### SHORT PROBLEM
Copy each line in which the string "that" occurs.

### DATA FOR PROCESSING
▼▼▼

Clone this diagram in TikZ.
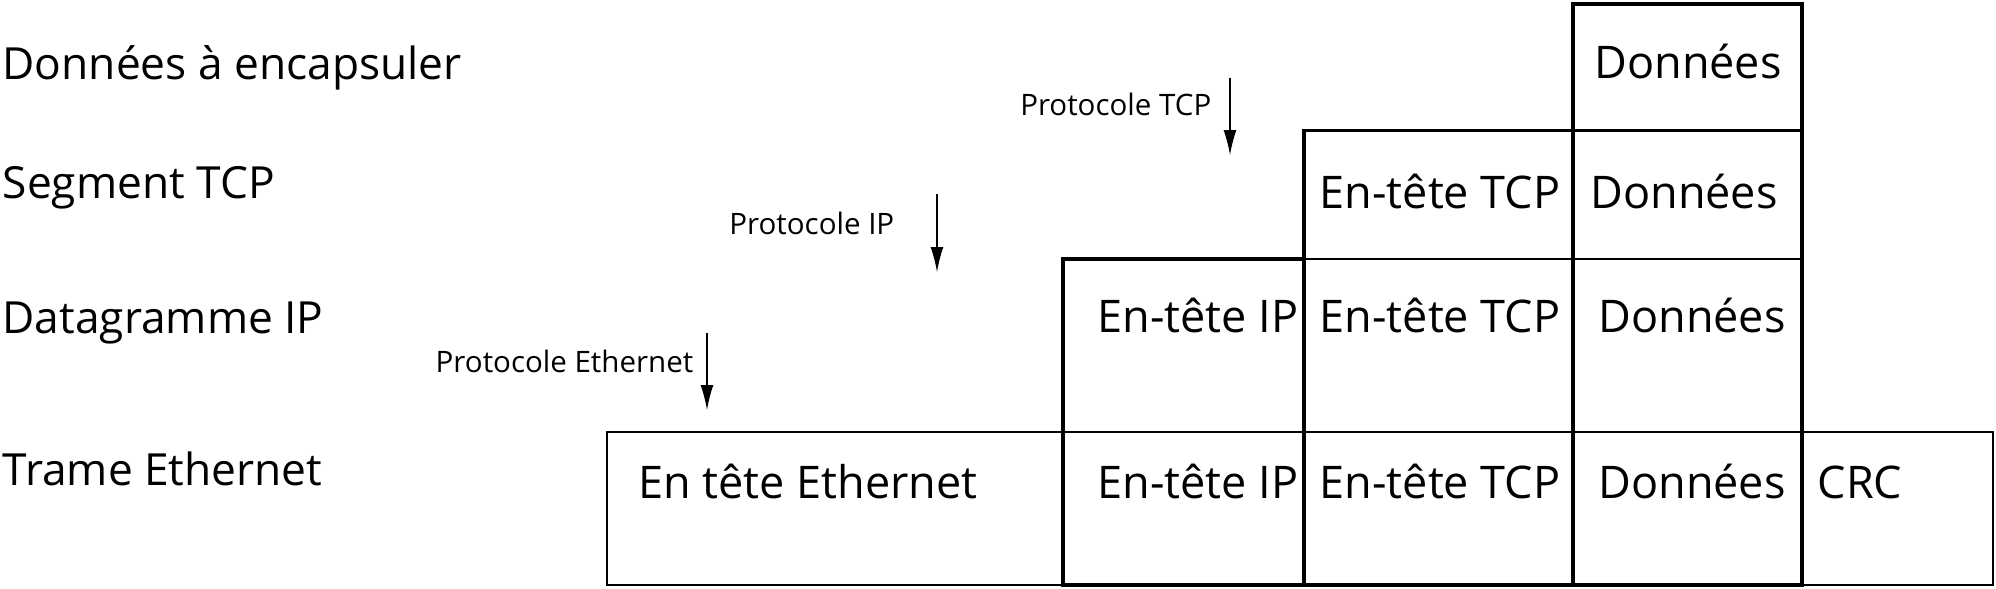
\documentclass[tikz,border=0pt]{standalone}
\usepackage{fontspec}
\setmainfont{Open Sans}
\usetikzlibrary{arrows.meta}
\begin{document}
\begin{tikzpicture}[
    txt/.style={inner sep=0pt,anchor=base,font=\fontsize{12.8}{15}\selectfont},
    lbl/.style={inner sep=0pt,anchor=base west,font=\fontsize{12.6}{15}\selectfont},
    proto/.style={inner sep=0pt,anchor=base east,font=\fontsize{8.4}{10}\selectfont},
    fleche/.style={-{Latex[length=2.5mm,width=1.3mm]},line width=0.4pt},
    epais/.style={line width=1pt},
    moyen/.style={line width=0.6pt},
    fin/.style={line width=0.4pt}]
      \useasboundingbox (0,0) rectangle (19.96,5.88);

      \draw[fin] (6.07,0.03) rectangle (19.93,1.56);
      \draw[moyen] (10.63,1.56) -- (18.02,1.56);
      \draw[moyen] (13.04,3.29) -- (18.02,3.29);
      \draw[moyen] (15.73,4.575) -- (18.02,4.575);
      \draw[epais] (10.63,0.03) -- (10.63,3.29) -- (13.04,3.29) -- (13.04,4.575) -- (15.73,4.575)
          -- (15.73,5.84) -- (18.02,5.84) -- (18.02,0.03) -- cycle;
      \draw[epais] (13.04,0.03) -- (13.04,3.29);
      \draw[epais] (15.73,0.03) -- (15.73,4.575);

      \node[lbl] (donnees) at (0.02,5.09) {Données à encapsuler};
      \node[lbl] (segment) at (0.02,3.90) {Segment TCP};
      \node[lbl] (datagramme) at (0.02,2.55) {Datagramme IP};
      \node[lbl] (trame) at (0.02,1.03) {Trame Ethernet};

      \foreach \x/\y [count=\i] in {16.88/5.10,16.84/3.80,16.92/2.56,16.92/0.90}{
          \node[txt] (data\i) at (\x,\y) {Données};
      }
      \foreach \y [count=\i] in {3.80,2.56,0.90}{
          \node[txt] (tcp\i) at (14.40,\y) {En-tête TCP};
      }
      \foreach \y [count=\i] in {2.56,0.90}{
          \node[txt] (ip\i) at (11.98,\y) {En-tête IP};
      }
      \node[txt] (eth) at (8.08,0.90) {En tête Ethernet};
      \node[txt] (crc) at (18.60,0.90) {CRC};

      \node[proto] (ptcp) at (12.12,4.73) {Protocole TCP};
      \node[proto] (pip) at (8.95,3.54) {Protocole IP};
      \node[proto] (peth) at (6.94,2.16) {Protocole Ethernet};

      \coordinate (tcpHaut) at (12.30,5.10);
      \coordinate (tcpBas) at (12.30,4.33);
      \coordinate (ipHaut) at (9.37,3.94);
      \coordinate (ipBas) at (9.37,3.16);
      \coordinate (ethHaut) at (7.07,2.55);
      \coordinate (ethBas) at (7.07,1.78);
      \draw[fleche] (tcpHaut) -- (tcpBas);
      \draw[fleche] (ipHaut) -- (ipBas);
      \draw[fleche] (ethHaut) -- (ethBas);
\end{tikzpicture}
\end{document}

▲▲▲
▼▼▼

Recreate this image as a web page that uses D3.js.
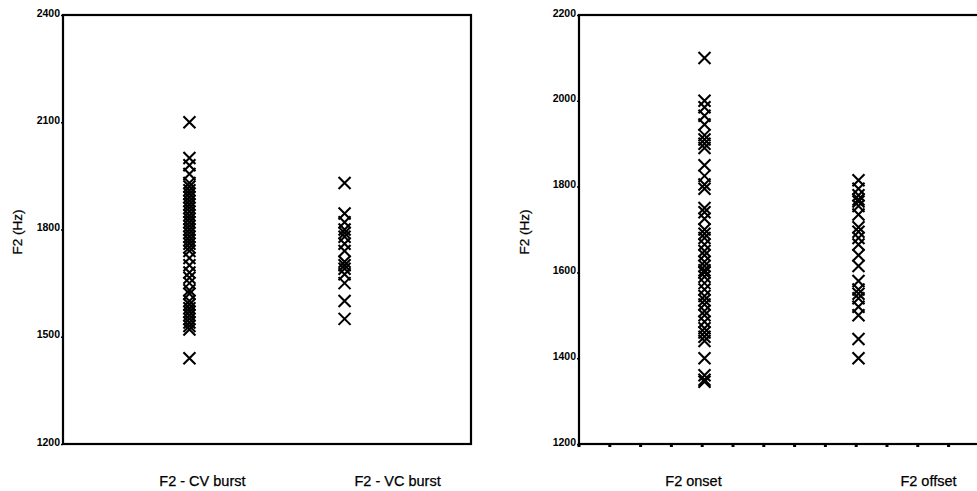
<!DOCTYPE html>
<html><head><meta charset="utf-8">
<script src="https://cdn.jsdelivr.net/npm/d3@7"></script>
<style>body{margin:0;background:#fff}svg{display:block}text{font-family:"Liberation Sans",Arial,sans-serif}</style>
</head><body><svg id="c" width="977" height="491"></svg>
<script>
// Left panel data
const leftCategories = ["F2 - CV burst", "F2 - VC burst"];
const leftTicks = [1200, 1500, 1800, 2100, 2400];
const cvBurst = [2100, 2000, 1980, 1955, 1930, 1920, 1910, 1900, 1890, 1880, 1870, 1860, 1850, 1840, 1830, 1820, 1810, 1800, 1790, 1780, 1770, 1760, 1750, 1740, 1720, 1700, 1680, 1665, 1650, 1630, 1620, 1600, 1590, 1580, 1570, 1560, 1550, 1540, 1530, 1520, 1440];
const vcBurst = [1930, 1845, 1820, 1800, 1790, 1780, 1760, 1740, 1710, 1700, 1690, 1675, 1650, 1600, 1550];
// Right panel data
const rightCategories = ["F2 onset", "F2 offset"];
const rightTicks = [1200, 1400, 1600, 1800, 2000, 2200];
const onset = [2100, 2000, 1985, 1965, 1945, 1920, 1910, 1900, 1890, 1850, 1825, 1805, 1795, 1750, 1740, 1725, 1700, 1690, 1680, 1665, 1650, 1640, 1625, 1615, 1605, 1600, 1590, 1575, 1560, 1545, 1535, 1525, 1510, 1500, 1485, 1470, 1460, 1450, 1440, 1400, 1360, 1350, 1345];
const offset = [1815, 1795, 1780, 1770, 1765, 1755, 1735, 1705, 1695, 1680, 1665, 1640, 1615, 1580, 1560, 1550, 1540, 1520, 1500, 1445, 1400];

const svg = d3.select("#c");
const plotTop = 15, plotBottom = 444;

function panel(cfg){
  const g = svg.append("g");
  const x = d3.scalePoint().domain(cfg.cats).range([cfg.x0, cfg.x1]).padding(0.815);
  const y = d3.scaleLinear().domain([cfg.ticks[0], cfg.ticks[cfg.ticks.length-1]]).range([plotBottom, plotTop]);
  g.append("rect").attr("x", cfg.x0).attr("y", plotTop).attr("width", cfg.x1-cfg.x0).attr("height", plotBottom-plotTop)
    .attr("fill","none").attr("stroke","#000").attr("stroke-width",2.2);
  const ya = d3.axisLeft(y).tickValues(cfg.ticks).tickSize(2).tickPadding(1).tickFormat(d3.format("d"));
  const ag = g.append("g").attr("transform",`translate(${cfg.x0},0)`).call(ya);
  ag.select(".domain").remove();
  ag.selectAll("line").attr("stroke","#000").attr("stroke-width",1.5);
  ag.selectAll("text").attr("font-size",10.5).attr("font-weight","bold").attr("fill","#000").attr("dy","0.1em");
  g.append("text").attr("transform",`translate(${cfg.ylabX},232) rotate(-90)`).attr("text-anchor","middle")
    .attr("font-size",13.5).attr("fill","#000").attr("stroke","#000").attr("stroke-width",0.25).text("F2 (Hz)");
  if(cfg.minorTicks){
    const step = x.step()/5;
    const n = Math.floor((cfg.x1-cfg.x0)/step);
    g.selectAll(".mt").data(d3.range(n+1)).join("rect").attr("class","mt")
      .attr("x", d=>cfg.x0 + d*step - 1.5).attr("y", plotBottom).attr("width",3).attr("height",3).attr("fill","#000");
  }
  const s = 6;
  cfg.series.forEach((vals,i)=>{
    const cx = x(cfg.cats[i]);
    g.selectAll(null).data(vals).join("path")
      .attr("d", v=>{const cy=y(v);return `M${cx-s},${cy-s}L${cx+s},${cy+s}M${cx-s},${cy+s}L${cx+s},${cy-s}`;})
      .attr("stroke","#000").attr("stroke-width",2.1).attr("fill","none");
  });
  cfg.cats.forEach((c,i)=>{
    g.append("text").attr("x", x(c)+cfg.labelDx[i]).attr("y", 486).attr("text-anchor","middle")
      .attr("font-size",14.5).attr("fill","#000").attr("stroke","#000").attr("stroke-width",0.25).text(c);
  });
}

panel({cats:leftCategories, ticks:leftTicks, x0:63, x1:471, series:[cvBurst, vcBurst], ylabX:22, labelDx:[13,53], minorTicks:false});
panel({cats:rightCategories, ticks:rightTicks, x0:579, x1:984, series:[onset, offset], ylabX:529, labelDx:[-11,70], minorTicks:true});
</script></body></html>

▲▲▲
▼▼▼

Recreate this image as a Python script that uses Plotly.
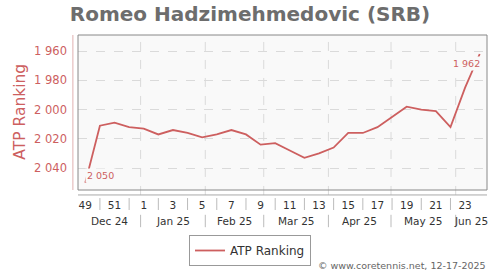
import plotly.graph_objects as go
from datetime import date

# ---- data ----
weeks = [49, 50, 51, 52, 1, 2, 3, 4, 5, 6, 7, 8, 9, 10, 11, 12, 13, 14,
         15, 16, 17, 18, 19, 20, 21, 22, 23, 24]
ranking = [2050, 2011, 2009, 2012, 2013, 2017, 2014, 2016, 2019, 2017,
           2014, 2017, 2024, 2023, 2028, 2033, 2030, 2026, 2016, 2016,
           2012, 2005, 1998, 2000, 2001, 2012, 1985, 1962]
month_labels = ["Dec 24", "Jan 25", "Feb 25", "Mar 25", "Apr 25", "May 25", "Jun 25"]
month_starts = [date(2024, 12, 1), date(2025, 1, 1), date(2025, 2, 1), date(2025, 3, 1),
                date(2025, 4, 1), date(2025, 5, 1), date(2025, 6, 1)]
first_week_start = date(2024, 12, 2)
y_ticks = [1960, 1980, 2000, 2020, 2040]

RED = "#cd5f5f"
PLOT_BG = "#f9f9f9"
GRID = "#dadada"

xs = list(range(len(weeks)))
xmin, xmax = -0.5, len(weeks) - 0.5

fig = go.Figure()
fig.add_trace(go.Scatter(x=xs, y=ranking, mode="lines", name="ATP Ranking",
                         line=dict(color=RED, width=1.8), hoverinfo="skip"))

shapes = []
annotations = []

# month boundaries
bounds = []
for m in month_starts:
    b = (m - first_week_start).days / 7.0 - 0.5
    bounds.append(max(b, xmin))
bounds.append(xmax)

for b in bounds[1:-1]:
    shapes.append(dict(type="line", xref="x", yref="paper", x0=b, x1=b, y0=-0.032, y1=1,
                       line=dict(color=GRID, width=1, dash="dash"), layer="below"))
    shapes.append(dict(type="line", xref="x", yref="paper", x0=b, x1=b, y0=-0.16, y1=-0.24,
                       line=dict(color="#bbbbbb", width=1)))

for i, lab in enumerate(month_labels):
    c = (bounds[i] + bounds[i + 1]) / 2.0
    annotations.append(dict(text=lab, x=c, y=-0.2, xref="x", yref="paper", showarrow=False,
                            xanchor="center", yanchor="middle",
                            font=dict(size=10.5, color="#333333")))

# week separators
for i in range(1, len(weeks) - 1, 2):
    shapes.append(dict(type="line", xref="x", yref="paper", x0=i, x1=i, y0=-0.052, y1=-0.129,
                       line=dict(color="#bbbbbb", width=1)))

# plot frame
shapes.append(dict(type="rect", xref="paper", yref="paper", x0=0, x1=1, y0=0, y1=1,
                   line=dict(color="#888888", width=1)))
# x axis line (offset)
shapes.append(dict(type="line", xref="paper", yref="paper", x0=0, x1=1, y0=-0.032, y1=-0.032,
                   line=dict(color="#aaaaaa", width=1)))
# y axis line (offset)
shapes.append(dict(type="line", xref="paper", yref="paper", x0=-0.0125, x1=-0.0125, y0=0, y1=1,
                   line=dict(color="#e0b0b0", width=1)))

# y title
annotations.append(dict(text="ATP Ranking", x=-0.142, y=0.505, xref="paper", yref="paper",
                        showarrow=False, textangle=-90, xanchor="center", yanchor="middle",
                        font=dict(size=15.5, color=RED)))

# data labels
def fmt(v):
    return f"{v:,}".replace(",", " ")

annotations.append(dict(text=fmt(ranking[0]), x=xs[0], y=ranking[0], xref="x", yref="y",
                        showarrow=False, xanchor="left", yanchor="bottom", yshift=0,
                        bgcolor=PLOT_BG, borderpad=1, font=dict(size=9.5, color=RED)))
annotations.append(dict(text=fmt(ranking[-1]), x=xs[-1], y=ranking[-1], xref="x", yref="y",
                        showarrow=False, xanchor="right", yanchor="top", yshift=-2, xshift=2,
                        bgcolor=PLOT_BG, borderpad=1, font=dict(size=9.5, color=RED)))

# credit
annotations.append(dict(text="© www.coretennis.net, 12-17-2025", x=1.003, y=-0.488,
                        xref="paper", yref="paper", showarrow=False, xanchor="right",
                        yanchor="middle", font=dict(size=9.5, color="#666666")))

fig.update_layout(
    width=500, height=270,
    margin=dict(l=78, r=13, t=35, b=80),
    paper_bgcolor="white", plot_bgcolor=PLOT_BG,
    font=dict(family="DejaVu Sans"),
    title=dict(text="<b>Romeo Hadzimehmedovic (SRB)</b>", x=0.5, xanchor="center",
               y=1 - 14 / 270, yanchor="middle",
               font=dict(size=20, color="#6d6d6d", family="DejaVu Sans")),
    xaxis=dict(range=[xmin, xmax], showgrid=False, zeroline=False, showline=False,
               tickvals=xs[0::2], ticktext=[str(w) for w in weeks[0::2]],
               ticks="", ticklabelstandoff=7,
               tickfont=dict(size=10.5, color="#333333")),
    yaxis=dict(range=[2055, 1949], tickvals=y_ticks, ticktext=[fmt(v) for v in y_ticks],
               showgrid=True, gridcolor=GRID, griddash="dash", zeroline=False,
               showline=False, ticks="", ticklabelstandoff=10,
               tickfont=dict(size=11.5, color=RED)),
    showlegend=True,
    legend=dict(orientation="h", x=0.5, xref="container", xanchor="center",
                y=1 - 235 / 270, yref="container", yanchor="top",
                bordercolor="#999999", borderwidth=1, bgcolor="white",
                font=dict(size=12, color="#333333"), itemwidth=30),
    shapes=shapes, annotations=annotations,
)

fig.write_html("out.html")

▲▲▲

### EXERCISE RESPONSE
Recreate this image as a web page that uses D3.js.
Recreate this image as a Python script that uses Plotly.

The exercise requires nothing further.